TETSU JUKU

塾業界や教育業界の問題に迫ります。

家庭の教育力は低下したのか

 家庭の教育力が低下したと言われて久しいが、果たしてそうだろうか…そうだとしたら、原因はどこかにあるのか…親世代が受けて来た教育そのものに原因の一つがあるのは否定できないだろう。実際に明らかに昔とは違うし公教育そのものが低下している。基礎学力の定着さえさせきれない現状を実際に見ることhがある。(一方、民間教育は強くなっている。)まあ、これは地域によっても相当な違いがあるのではないかと思われる。単純に田舎と都会と比べると生活そのもがかなり違うし、それは当然のことであると思う。 

 さて、私の肌感覚で言うと、やはり家庭の教育力は低下していて、この20年間でも相当下がっているような気がしている。その原因として感じることは親子で過ごす時間の減少だ。普段、塾生にはいろいろなことを尋ねるのだが、どうも休日に家族揃って出かけることがたいへん少ないらしい。1年に一回程度は旅行、あるいは帰省するがそれ以外はどこにも出かけない様子だ。買い物にも一緒に行くことはないし、家族で外食することも少ないようだ。もちろん、今は疫病の流行時だが、それ以前でもほぼ出かけていない様子だった。親は仕事が忙しく、実際、共働きもかなり多いし、仮に親が休みでも子どもは習い事のレッスン、部活、塾…などで親子の休みが年中一致しないことが多い。親子が揃うことさえ珍しい家庭が多い。これが家庭の教育力の低下の最も大きな原因ではないか。親子で一緒に過ごす時間が無いのだから教育をしたくても、しようがないのだ。久しぶりに顔を合わせてもじっくりと将来のことや人生のことを話してやる余裕などなく、つい「勉強しなさい」と言ってしまうのである。顔を合わすたびにガミガミ言われると、子どもの方もたまったもんではなく、反抗期と重なって親子関係はギクシャクする一方である。

 子どもが接する大人はそれほど多くはない。親や親戚、学校の先生、習い事の先生、塾の先生程度だ。習い事や塾に通っていない状況で、親子で過ごす時間が取れなければ、接する大人は学校の先生くらいしかいない。これは子どもにとっては好ましくないことだ。人格を形成する上で身近な大人の影響は絶大だし、大切である。大人の価値観や考えに触れることで成長するし視野も広がるものだ。その影響を与える大人が少なすぎるのは困る。

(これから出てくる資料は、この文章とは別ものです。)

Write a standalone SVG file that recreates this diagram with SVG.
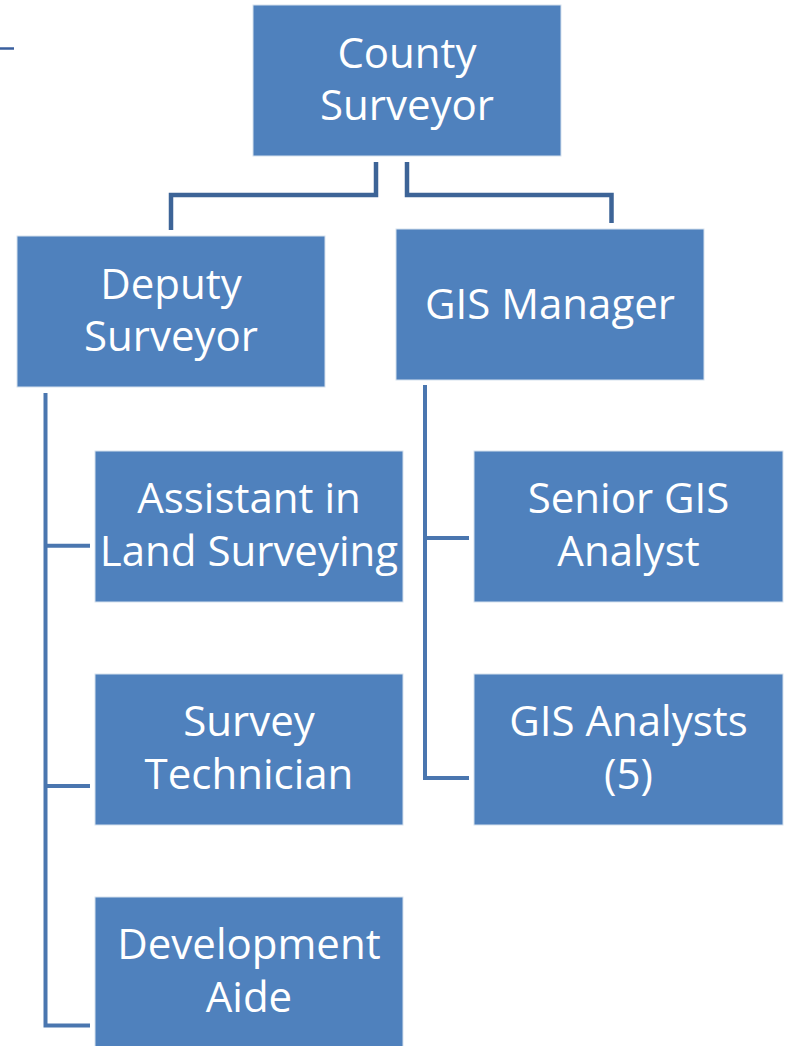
<svg xmlns="http://www.w3.org/2000/svg" width="788" height="1046" viewBox="0 0 788 1046">
  <style>
    .box { fill: #4F81BD; stroke: #D6E1EE; stroke-width: 1; }
    .lbl { font-family: "Open Sans", "Noto Sans", "Liberation Sans", sans-serif; font-size: 42px; fill: #FFFFFF; text-anchor: middle; }
    .top { fill: none; stroke: #3D6497; stroke-width: 4.5; }
    .sub { fill: none; stroke: #4A76AF; stroke-width: 4; }
  </style>
  <rect width="788" height="1046" fill="#FFFFFF"/>
  <line x1="0" y1="48.5" x2="14" y2="48.5" stroke="#3A5F9E" stroke-width="2.5"/>
  <g id="connectors">
    <polyline class="top" points="376,162 376,195 171,195 171,230"/>
    <polyline class="top" points="407,162 407,195 611.5,195 611.5,223"/>
    <polyline class="sub" points="45.5,393 45.5,1025.5 90,1025.5"/>
    <line class="sub" x1="45.5" y1="545.7" x2="90" y2="545.7"/>
    <line class="sub" x1="45.5" y1="786" x2="90" y2="786"/>
    <polyline class="sub" points="425,385 425,778 469,778"/>
    <line class="sub" x1="425" y1="538" x2="469" y2="538"/>
  </g>
  <g id="county-surveyor">
    <rect class="box" x="253" y="5" width="308" height="151"/>
    <text class="lbl" x="407" y="68">County</text>
    <text class="lbl" x="407" y="120">Surveyor</text>
  </g>
  <g id="deputy-surveyor">
    <rect class="box" x="17" y="236" width="308" height="151"/>
    <text class="lbl" x="171" y="299">Deputy</text>
    <text class="lbl" x="171" y="351">Surveyor</text>
  </g>
  <g id="gis-manager">
    <rect class="box" x="396" y="229" width="308" height="151"/>
    <text class="lbl" x="550" y="319">GIS Manager</text>
  </g>
  <g id="assistant-land-surveying">
    <rect class="box" x="95" y="451" width="308" height="151"/>
    <text class="lbl" x="249" y="513">Assistant in</text>
    <text class="lbl" x="249" y="566">Land Surveying</text>
  </g>
  <g id="survey-technician">
    <rect class="box" x="95" y="674" width="308" height="151"/>
    <text class="lbl" x="249" y="736">Survey</text>
    <text class="lbl" x="249" y="789">Technician</text>
  </g>
  <g id="development-aide">
    <rect class="box" x="95" y="897" width="308" height="151"/>
    <text class="lbl" x="249" y="959">Development</text>
    <text class="lbl" x="249" y="1012">Aide</text>
  </g>
  <g id="senior-gis-analyst">
    <rect class="box" x="474" y="451" width="309" height="151"/>
    <text class="lbl" x="628.5" y="513">Senior GIS</text>
    <text class="lbl" x="628.5" y="566">Analyst</text>
  </g>
  <g id="gis-analysts">
    <rect class="box" x="474" y="674" width="309" height="151"/>
    <text class="lbl" x="628.5" y="736">GIS Analysts</text>
    <text class="lbl" x="628.5" y="789">(5)</text>
  </g>
</svg>
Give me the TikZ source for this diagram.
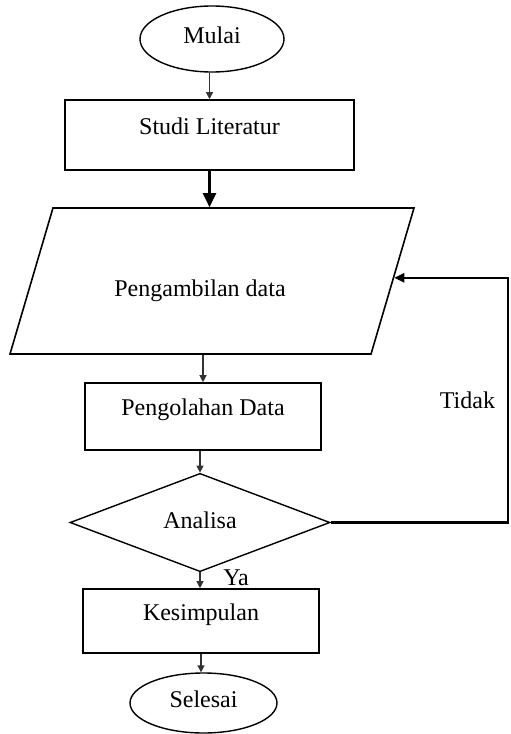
\documentclass[tikz,border=0pt]{standalone}
\usepackage{fontspec}
\setmainfont{Liberation Serif}
\usetikzlibrary{positioning,shapes.geometric,arrows.meta}

\tikzset{
  box/.style   ={draw, line width=0.8pt, rectangle, inner sep=0pt, text height=9pt, text depth=10pt},
  term/.style  ={draw, line width=0.7pt, ellipse, inner sep=0pt, text height=9pt, text depth=5pt},
  io/.style    ={draw, line width=0.8pt, trapezium, trapezium left angle=73.6, trapezium right angle=106.4,
                 trapezium stretches body=true, inner sep=0pt, text height=44pt, text depth=29pt},
  cek/.style   ={draw, line width=0.7pt, diamond, inner sep=0pt, text height=9pt, text depth=3.5pt},
  arr/.style   ={-{Triangle[length=3.5pt,width=3.5pt]}, line width=0.6pt, draw=black!80},
  tebal/.style ={-{Triangle[length=7pt,width=6.5pt]}, line width=1.2pt},
  fb/.style    ={-{Triangle[length=5pt,width=4.5pt]}, line width=1.3pt}
}

\begin{document}
\begin{tikzpicture}[x=0.5pt, y=-0.5pt, every node/.style={font=\fontsize{12}{14}\selectfont}]
 \useasboundingbox (0,0) rectangle (510,734);

 \node[term, minimum width=72pt,   minimum height=33pt,   name=Mulai  ] at (212,39)     {Mulai};
 \node[box,  minimum width=144.5pt,minimum height=35pt,   name=Studi  ] at (209.5,135)  {Studi Literatur};
 \node[io,   minimum width=202pt,  minimum height=73pt,   name=Ambil  ] at (212,281)    {Pengambilan data\hspace*{12pt}};
 \node[box,  minimum width=118pt,  minimum height=33.5pt, name=Olah   ] at (203,416.5)  {Pengolahan Data};
 \node[cek,  minimum width=130pt,  minimum height=40.5pt, name=Analisa] at (200,522.5)  {Analisa};
 \node[box,  minimum width=118pt,  minimum height=32pt,   name=Simpul ] at (201,621)    {Kesimpulan};
 \node[term, minimum width=73.5pt, minimum height=30pt,   name=Selesai] at (203.5,703)  {Selesai};
 \coordinate (Kanan) at (508,520);

 \draw[arr]   (Studi.north |- Mulai.south)  -- (Studi.north);
 \draw[tebal] (Studi.south)                 -- (Studi.south |- Ambil.north);
 \draw[arr]   (Olah.north |- Ambil.south)   -- (Olah.north);
 \draw[arr]   (Analisa.north |- Olah.south) -- (Analisa.north);
 \draw[arr]   (Analisa.south) -- (Analisa.south |- Simpul.north) node[pos=0.35, right=8pt, text=black] {Ya};
 \draw[arr]   (Simpul.south)  -- (Simpul.south |- Selesai.north);
 \draw[fb]    (Analisa.east)  -- (Analisa.east -| Kanan) |- (Ambil.1.3) node[pos=0.25, left=2.5pt] {Tidak};
\end{tikzpicture}
\end{document}
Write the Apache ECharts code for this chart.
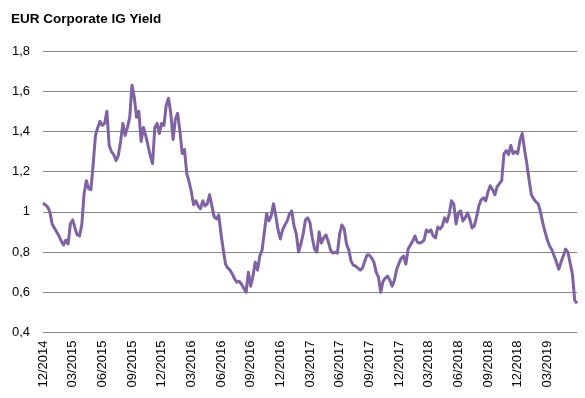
<!DOCTYPE html>
<html>
<head>
<meta charset="utf-8">
<script src="https://cdn.jsdelivr.net/npm/echarts@6/dist/echarts.min.js"></script>
<style>
html,body{margin:0;padding:0;background:#fff;}
#chart{width:585px;height:398px;}
</style>
</head>
<body>
<div id="chart"></div>
<script>
// Weekly observations starting Monday 2014-12-01
const startDate = '2014-12-01';
const tickLabels = ['12/2014','03/2015','06/2015','09/2015','12/2015','03/2016','06/2016','09/2016','12/2016',
  '03/2017','06/2017','09/2017','12/2017','03/2018','06/2018','09/2018','12/2018','03/2019'];
const yieldValues = [
  1.043,1.035,1.025,1.00,0.94,0.92,0.90,0.88,0.855,0.835,
  0.86,0.84,0.94,0.96,0.92,0.885,0.88,0.935,1.09,1.155,
  1.115,1.11,1.24,1.38,1.42,1.45,1.43,1.44,1.50,1.33,
  1.30,1.285,1.255,1.28,1.35,1.44,1.38,1.42,1.47,1.63,
  1.57,1.47,1.50,1.35,1.42,1.38,1.33,1.28,1.24,1.42,
  1.44,1.39,1.44,1.43,1.53,1.565,1.49,1.36,1.46,1.49,
  1.40,1.29,1.31,1.19,1.15,1.10,1.035,1.055,1.03,1.015,
  1.055,1.03,1.04,1.085,1.03,0.975,0.965,0.985,0.89,0.81,
  0.74,0.72,0.71,0.69,0.665,0.65,0.655,0.64,0.62,0.60,
  0.70,0.63,0.68,0.75,0.71,0.78,0.81,0.90,0.99,0.955,
  0.98,1.04,0.98,0.91,0.865,0.91,0.935,0.955,0.99,1.005,
  0.93,0.89,0.80,0.84,0.89,0.96,0.97,0.945,0.87,0.815,
  0.80,0.90,0.845,0.87,0.885,0.852,0.81,0.795,0.80,0.795,
  0.89,0.935,0.915,0.84,0.81,0.755,0.735,0.73,0.72,0.71,
  0.72,0.755,0.785,0.785,0.77,0.75,0.70,0.675,0.60,0.655,
  0.67,0.68,0.66,0.63,0.66,0.715,0.745,0.77,0.78,0.74,
  0.815,0.835,0.855,0.88,0.85,0.845,0.85,0.86,0.91,0.90,
  0.91,0.88,0.87,0.925,0.915,0.93,0.97,0.95,0.99,1.055,
  1.04,0.94,0.995,1.005,0.955,0.97,0.995,0.965,0.92,0.93,
  0.975,1.03,1.06,1.07,1.055,1.10,1.13,1.11,1.085,1.125,
  1.14,1.155,1.29,1.305,1.285,1.33,1.29,1.30,1.29,1.355,
  1.39,1.31,1.24,1.16,1.085,1.065,1.05,1.04,1.00,0.945,
  0.90,0.86,0.83,0.81,0.78,0.75,0.715,0.75,0.78,0.815,
  0.80,0.745,0.69,0.56,0.545
];
const weekDates = [];
(function(){
  const d0 = new Date(startDate + 'T00:00:00Z');
  for (let i = 0; i < yieldValues.length; i++) {
    const d = new Date(d0.getTime() + i * 7 * 86400000);
    weekDates.push(d.toISOString().slice(0, 10));
  }
})();
const WEEKS_PER_QUARTER = 13;
const FONT = "'Liberation Sans', Arial, sans-serif";

const chart = echarts.init(document.getElementById('chart'), null, {renderer: 'canvas'});
chart.setOption({
  animation: false,
  backgroundColor: '#ffffff',
  title: {
    text: 'EUR Corporate IG Yield',
    left: 6, top: 7,
    textStyle: {fontFamily: FONT, fontSize: 13.5, fontWeight: 'bold', color: '#000'}
  },
  grid: {left: 43, right: 8, top: 51, bottom: 65.5},
  xAxis: {
    type: 'category',
    data: weekDates,
    boundaryGap: false,
    axisLine: {show: false},
    axisTick: {show: false},
    splitLine: {show: false},
    axisLabel: {
      rotate: 90,
      margin: 8,
      fontFamily: FONT,
      fontSize: 13,
      color: '#000',
      interval: function (index) { return index % WEEKS_PER_QUARTER === 0; },
      formatter: function (value, index) {
        const k = Math.round(index / WEEKS_PER_QUARTER);
        return tickLabels[k] || '';
      }
    }
  },
  yAxis: {
    type: 'value',
    min: 0.4, max: 1.8, interval: 0.2,
    axisLine: {show: false},
    axisTick: {show: false},
    splitLine: {show: true, lineStyle: {color: '#868686', width: 1}},
    axisLabel: {
      margin: 13,
      fontFamily: FONT,
      fontSize: 13,
      color: '#000',
      formatter: function (v) { return String(Math.round(v * 10) / 10).replace('.', ','); }
    }
  },
  series: [{
    type: 'line',
    data: yieldValues,
    showSymbol: false,
    symbol: 'none',
    lineStyle: {color: '#7E62A1', width: 3, join: 'round'},
    itemStyle: {color: '#7E62A1'}
  }]
});
</script>
</body>
</html>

 子供と過ごす時間が多く取れればコミュニケーションは増える。いろんな話を聞かせてやることができる。大人の話は子どもには中々の勉強である。仕事の大変さや苦労話を聞かせることには意義がある。冗談まじりに苦労話を聞かせてるうちにいろんなことを教えることになる。そんな話を聞きながら子どもは将来のことをか投げるようになる。当然、大人の言葉や表現にも触れるわけから子供の語彙力にも影響を与えるこになる。また、どこかに一緒に出かけることも教育になる。遠くである必要はない。市内でもいいし、隣町でも構わない、あえて子どもが行きたがらない場所へ連れていく。親が行きたところへ、子どもを連れて行けばいい。親の行動に巻き込むだけでいい。そして隣町の地名を知り、何駅があるのか、そばに何があるのかを知れば、それだけで視野は広がるし、それだけでも十分なのである。一年に何度かそういう経験があるだけでも世の中へ対する目の向け方に変化が現れるだろう。成長にも大きく貢献してくれるのだ。

 教育というと誰もが堅苦しく難しいものを考えてしまい、ついつい構えてしまう。そうじゃなくて、親が子どもに伝えることはすべてが教育なのである。親の姿を見せること、親の喋りを聞かせること、親と一緒に出かけることが教育そのものなだ。とにかく時間をたくさんとって話をして上げて欲しい。そうすることが、幼い子供にはいろいろな英才教育するよりも効果が高いと思う。